Trumps Nationale Sicherheitsstrategie (NSS) signalisiert einen dramatischen Kurswechsel der USA im Ukraine-Konflikt, indem sie die Verantwortung für die Stabilisierung der Ukraine faktisch den Europäern zuschiebt. Der Teil der NSS, der sich mit der Ukraine befasst, ist hinsichtlich der militärischen Fähigkeiten der europäischen Staaten realitätsfern.
Wir wollen, dass Europa europäisch bleibt,
sein zivilisatorisches Selbstbewusstsein zurückgewinnt und seine
gescheiterte Fixierung auf erdrückende Regulierungen aufgibt. … Dieser
Mangel an Selbstvertrauen zeigt sich am deutlichsten in Europas
Beziehung zu Russland.

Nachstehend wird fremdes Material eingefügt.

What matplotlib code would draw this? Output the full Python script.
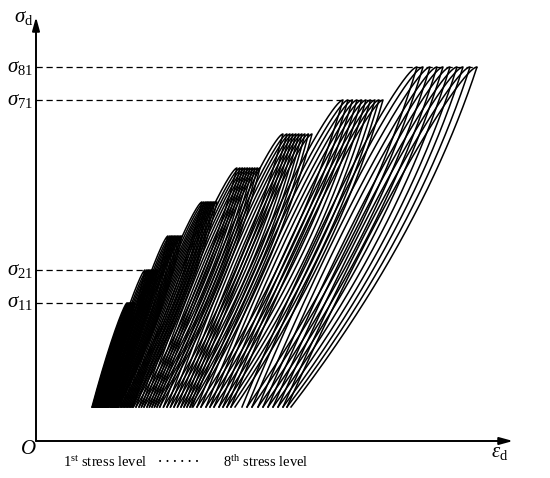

Die europäischen Verbündeten verfügen – abgesehen
von Atomwaffen – in fast jeder Hinsicht über einen erheblichen
militärischen Vorteil gegenüber Russland.
- Infolge
des russischen Krieges in der Ukraine sind die Beziehungen Europas zu
Russland stark angespannt, und viele Europäer betrachten Russland als
existenzielle Bedrohung. Die Gestaltung der europäischen Beziehungen zu
Russland erfordert ein erhebliches diplomatisches Engagement der USA,
sowohl um die strategische Stabilität auf dem eurasischen Kontinent
wiederherzustellen als auch um das Konfliktrisiko zwischen Russland und
europäischen Staaten zu mindern.
- Es liegt im Kerninteresse der Vereinigten Staaten, eine rasche Einstellung der Kampfhandlungen
in der Ukraine auszuhandeln, um die europäischen Volkswirtschaften zu
stabilisieren, eine unbeabsichtigte Eskalation oder Ausweitung des
Krieges zu verhindern und die strategische Stabilität mit Russland wiederherzustellen
sowie den Wiederaufbau der Ukraine nach den Kampfhandlungen zu
ermöglichen, damit diese als lebensfähiger Staat überleben kann.
- Der Ukraine-Krieg hat paradoxerweise Europas, insbesondere Deutschlands, Abhängigkeit von externen Ressourcen verstärkt.
Deutsche Chemiekonzerne errichten heute einige der weltweit größten
Verarbeitungsanlagen in China und nutzen dafür russisches Gas, das sie
im Inland nicht beziehen können.
- Die Trump-Regierung steht im Konflikt mit europäischen Politikern,
die unrealistische Erwartungen an den Krieg haben, der von instabilen
Minderheitsregierungen regiert wird, von denen viele grundlegende demokratische Prinzipien mit Füßen treten, um die Opposition zu unterdrücken.
- Eine große europäische Mehrheit wünscht sich Frieden, doch dieser Wunsch findet keine Umsetzung in die Politik, vor allem weil diese Regierungen demokratische Prozesse untergraben.
Dies ist für die Vereinigten Staaten von strategischer Bedeutung,
gerade weil sich europäische Staaten nicht reformieren können, wenn sie
in einer politischen Krise gefangen sind.
Wenig überraschend hat dieser Abschnitt von Trumps Nationaler Sicherheitsstrategie in Europa panische Empörung ausgelöst.
- Europäische
Politiker, darunter der ehemalige schwedische Ministerpräsident Carl
Bildt, bezeichneten ihn als „rechts vom extremen Rechten“ und warnten
vor einer Aushöhlung des Bündnisses.
- Analysten
des Center for Strategic and International Studies (CSIS) loben zwar
den Pragmatismus, bemängeln aber die Kurzsichtigkeit und prognostizieren
ein „einsameres, schwächeres“ Amerika.
- China bewertet die Zusicherungen zur Souveränität positiv, bleibt aber hinsichtlich des wirtschaftlichen Drucks besorgt.
- In
den USA halten Demokraten wie der Abgeordnete Jason Crow den Abschnitt
für „katastrophal“ für Bündnisse, insbesondere die NATO.
Insgesamt
deutet die Strategie auf eine Hinwendung der USA nach innen hin,
wodurch die NATO-Verbündeten gezwungen werden, ihre Sicherheit selbst zu
finanzieren, was die Gefahr brüchiger Partnerschaften mit Europa birgt.